Solana has gained massive traction by offering high throughput and low fees. By moving toward a 200M gas floor, Ethereum is signaling that it is no longer willing to concede the “high-speed” narrative. That said, Ethereum still prioritizes decentralization, and the Glamsterdam upgrade is a delicate balancing act to ensure that a 3x capacity boost doesn’t price out independent node operators.
The move to 200M gas is a bold bet on the future of digital assets. It suggests that the developers expect a massive influx of new users and high-frequency applications. Are we ready for an Ethereum that can handle a billion users? This upgrade suggests we are finally getting the infrastructure to try.
Key Takeaways: The Glamsterdam Impact
- Capacity Triple-Jump: The upgrade aims to push Ethereum’s execution capacity significantly, targeting a 200M gas limit floor.
- End of Third-Party Relays: ePBS enshrines block building into the protocol, reducing centralization risks and improving network stability.
- Hardware Alignment: EIP-8037 and Access Lists ensure that gas costs better reflect the actual computational work being done.
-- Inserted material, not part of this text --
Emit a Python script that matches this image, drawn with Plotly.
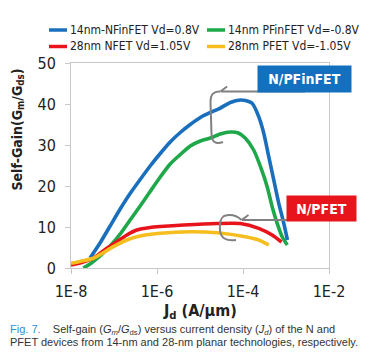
import plotly.graph_objects as go

# ---------------- data ----------------
series_names = ["14nm-NFinFET Vd=0.8V", "14nm PFinFET Vd=-0.8V",
                "28nm NFET Vd=1.05V", "28nm PFET Vd=-1.05V"]
series_colors = ["#1a6fbd", "#1ea84a", "#e8141c", "#f5be1e"]

nfin_jd = [2.77e-8, 4.74e-8, 8.11e-8, 1.39e-7, 2.37e-7, 4.06e-7, 6.93e-7, 1.19e-6,
           2.03e-6, 3.48e-6, 5.94e-6, 1.02e-5, 1.74e-5, 2.97e-5, 5.08e-5, 8.69e-5,
           1.14e-4, 1.63e-4, 2.32e-4, 3.04e-4, 3.97e-4, 5.20e-4, 6.79e-4, 8.89e-4, 1.08e-3]
nfin_gain = [2.44, 6.10, 10.24, 14.39, 18.17, 21.59, 24.88, 27.93,
             30.73, 33.05, 35.00, 36.71, 37.93, 39.02, 40.37, 40.98,
             40.85, 40.17, 36.90, 32.85, 27.15, 21.46, 15.78, 10.90, 6.83]

pfin_jd = [1.94e-8, 2.77e-8, 4.74e-8, 8.11e-8, 1.39e-7, 2.37e-7, 4.06e-7, 6.93e-7,
           1.19e-6, 2.03e-6, 3.48e-6, 5.94e-6, 1.02e-5, 1.74e-5, 2.97e-5, 5.08e-5,
           7.81e-5, 1.14e-4, 1.77e-4, 2.55e-4, 3.65e-4, 4.76e-4, 6.24e-4, 8.15e-4, 1.07e-3]
pfin_gain = [0.0, 0.98, 2.93, 5.37, 8.29, 11.71, 15.12, 18.66,
             22.20, 25.37, 27.68, 29.76, 30.98, 31.71, 32.68, 33.17,
             32.93, 31.63, 28.78, 24.71, 19.83, 14.95, 10.90, 7.63, 5.61]

nfet_jd = [1.0e-8, 1.62e-8, 3.31e-8, 6.79e-8, 1.16e-7, 1.99e-7, 3.40e-7, 6.93e-7,
           1.19e-6, 4.15e-6, 2.49e-5, 8.69e-5, 2.32e-4, 4.76e-4, 7.85e-4]
nfet_gain = [0.73, 1.22, 2.37, 4.80, 6.41, 8.05, 9.27, 9.88,
             10.12, 10.49, 10.85, 10.85, 9.68, 8.05, 6.34]

pfet_jd = [1.0e-8, 1.62e-8, 3.31e-8, 9.68e-8, 1.99e-7, 3.40e-7, 1.19e-6, 5.94e-6,
           2.49e-5, 1.14e-4, 2.32e-4, 3.97e-4]
pfet_gain = [1.15, 1.59, 2.37, 5.20, 6.83, 7.63, 8.46, 8.85,
             8.61, 7.63, 6.83, 5.61]

x_tickvals = [1e-8, 1e-6, 1e-4, 1e-2]
x_ticktext = ["1E-8", "1E-6", "1E-4", "1E-2"]
y_tickvals = [0, 10, 20, 30, 40, 50]

# ---------------- layout geometry ----------------
OFF = 8                       # page body margin
W, H = 385 - OFF, 357 - OFF
L, R, T, B = 71 - OFF, 329 - OFF, 63 - OFF, 268 - OFF   # plot area in figure pixels


def px(x, y):
    """page pixel -> paper coords"""
    x -= OFF
    y -= OFF
    return (x - L) / (R - L), (B - y) / (B - T)


FONT = "DejaVu Sans Condensed, DejaVu Sans, sans-serif"
GRAY_AX = "#c8c8c8"
ARROW = "#808080"

fig = go.Figure()
order = [1, 0, 2, 3]
data = [(nfin_jd, nfin_gain), (pfin_jd, pfin_gain), (nfet_jd, nfet_gain), (pfet_jd, pfet_gain)]
for i in order:
    xs, ys = data[i]
    fig.add_trace(go.Scatter(x=xs, y=ys, mode="lines", name=series_names[i],
                             line=dict(color=series_colors[i], width=3.6, shape="spline", smoothing=0.6),
                             showlegend=False))

shapes = []
annotations = []

# ---- manual legend ----
leg_pos = [(49, 68, 30), (207, 226, 30), (49, 68, 46.5), (207, 226, 46.5)]
for i, (lx0, tx, ly) in enumerate(leg_pos):
    a0 = px(lx0, ly)
    a1 = px(lx0 + 18, ly)
    shapes.append(dict(type="line", xref="paper", yref="paper", x0=a0[0], y0=a0[1], x1=a1[0], y1=a1[1],
                       line=dict(color=series_colors[i], width=3.5)))
    p = px(tx, ly)
    annotations.append(dict(xref="paper", yref="paper", x=p[0], y=p[1], xanchor="left", yanchor="middle",
                            text=series_names[i], showarrow=False,
                            font=dict(family=FONT, size=12, color="#222222")))


def path(points_cmd):
    out = []
    for cmd, pts in points_cmd:
        s = cmd
        s += " ".join("%.4f,%.4f" % px(x, y) for x, y in pts)
        out.append(s)
    return " ".join(out)


# ---- arrows ----
# FinFET arrow
p0, p1 = px(305, 91.5), px(221, 91.5)
shapes.append(dict(type="line", xref="paper", yref="paper", x0=p0[0], y0=p0[1], x1=p1[0], y1=p1[1],
                   line=dict(color=ARROW, width=2)))
shapes.append(dict(type="path", xref="paper", yref="paper",
                   path=path([("M", [(227, 86.5)]), ("L", [(220.5, 91.5), (227, 96.5)])]),
                   line=dict(color=ARROW, width=2)))
shapes.append(dict(type="path", xref="paper", yref="paper",
                   path=path([("M", [(220.5, 91.5)]), ("Q", [(210.5, 90.5), (210.5, 102)]),
                              ("L", [(211.5, 134)]), ("Q", [(212, 146), (223, 142)])]),
                   line=dict(color=ARROW, width=2)))
# planar arrow
p0, p1 = px(307, 220), px(242, 220)
shapes.append(dict(type="line", xref="paper", yref="paper", x0=p0[0], y0=p0[1], x1=p1[0], y1=p1[1],
                   line=dict(color=ARROW, width=2)))
shapes.append(dict(type="path", xref="paper", yref="paper",
                   path=path([("M", [(248.5, 215)]), ("L", [(241.5, 220), (248.5, 225)])]),
                   line=dict(color=ARROW, width=2)))
shapes.append(dict(type="path", xref="paper", yref="paper",
                   path=path([("M", [(241.5, 220)]), ("Q", [(234, 213), (224, 216)]),
                              ("Q", [(219, 219), (220, 230)]), ("Q", [(221, 242), (236, 240)])]),
                   line=dict(color=ARROW, width=2)))

# ---- labelled boxes ----
c = px(304.5, 79)
annotations.append(dict(xref="paper", yref="paper", x=c[0], y=c[1], xanchor="center", yanchor="middle",
                        text="<b>N/PFinFET</b>", showarrow=False, bgcolor="#1370bf",
                        width=91, height=24, font=dict(family=FONT, size=14, color="white")))
c = px(321.5, 208.5)
annotations.append(dict(xref="paper", yref="paper", x=c[0], y=c[1], xanchor="center", yanchor="middle",
                        text="<b>N/PFET</b>", showarrow=False, bgcolor="#e8141c",
                        width=67, height=23, font=dict(family=FONT, size=14, color="white")))

# ---- axis titles ----
c = px(17.5, 130)
annotations.append(dict(xref="paper", yref="paper", x=c[0], y=c[1], xanchor="center", yanchor="middle",
                        textangle=-90, showarrow=False,
                        text="<b>Self-Gain(G<sub>m</sub>/G<sub>ds</sub>)</b>",
                        font=dict(family=FONT, size=14, color="#222222")))
c = px(200, 311)
annotations.append(dict(xref="paper", yref="paper", x=c[0], y=c[1], xanchor="center", yanchor="middle",
                        showarrow=False, text="<b>J<sub>d</sub> (A/μm)</b>",
                        font=dict(family=FONT, size=16, color="#222222")))

# ---- caption ----
CAP = "Liberation Sans, Arial, sans-serif"
c = px(8, 330)
annotations.append(dict(xref="paper", yref="paper", x=c[0], y=c[1], xanchor="left", yanchor="middle",
                        showarrow=False,
                        text="<span style='color:#2b8fd0'>Fig. 7.</span>&nbsp;&nbsp;&nbsp; Self-gain (<i>G<sub>m</sub></i>/<i>G</i><sub>ds</sub>) versus current density (<i>J<sub>d</sub></i>) of the N and",
                        font=dict(family=CAP, size=11, color="#333333")))
c = px(8, 341.5)
annotations.append(dict(xref="paper", yref="paper", x=c[0], y=c[1], xanchor="left", yanchor="middle",
                        showarrow=False,
                        text="PFET devices from 14-nm and 28-nm planar technologies, respectively.",
                        font=dict(family=CAP, size=11, color="#333333")))

fig.update_layout(
    width=W, height=H,
    margin=dict(l=L, r=W - R, t=T, b=H - B, pad=0),
    paper_bgcolor="white", plot_bgcolor="white",
    showlegend=False,
    shapes=shapes, annotations=annotations,
    font=dict(family=FONT, size=16, color="#222222"),
    xaxis=dict(type="log", range=[-8, -2], tickvals=x_tickvals, ticktext=x_ticktext,
               showgrid=False, zeroline=False, showline=True, linecolor=GRAY_AX, linewidth=1,
               mirror=True, ticks="outside", ticklen=5, tickcolor=GRAY_AX,
               ticklabelstandoff=4, tickfont=dict(family=FONT, size=16, color="#222222")),
    yaxis=dict(range=[0, 50], tickvals=y_tickvals, showgrid=False, zeroline=False,
               showline=True, linecolor=GRAY_AX, linewidth=1, mirror=True,
               ticks="outside", ticklen=5, tickcolor=GRAY_AX, ticklabelstandoff=6,
               tickfont=dict(family=FONT, size=16, color="#222222")),
)

fig.write_html("out.html")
- Fee Suppression: By increasing the supply of block space, the Glamsterdam upgrade could keep network fees low even during market rallies.
- Competitive Edge: This move directly challenges other high-throughput blockchain platforms by narrowing the performance gap.
The road to 200M gas is paved with complex code and intense research, but the destination is clear: an Ethereum that is faster, cheaper, and more resilient. While we wait for the final rollout dates, the anticipation in the developer community is palpable. We have spent years talking about scaling; now we are finally seeing the execution side of the equation catch up to the vision.
If Ethereum manages to triple its throughput without sacrificing its decentralized nature, will there be any reason left to use alternative Layer 1 chains for security-critical applications?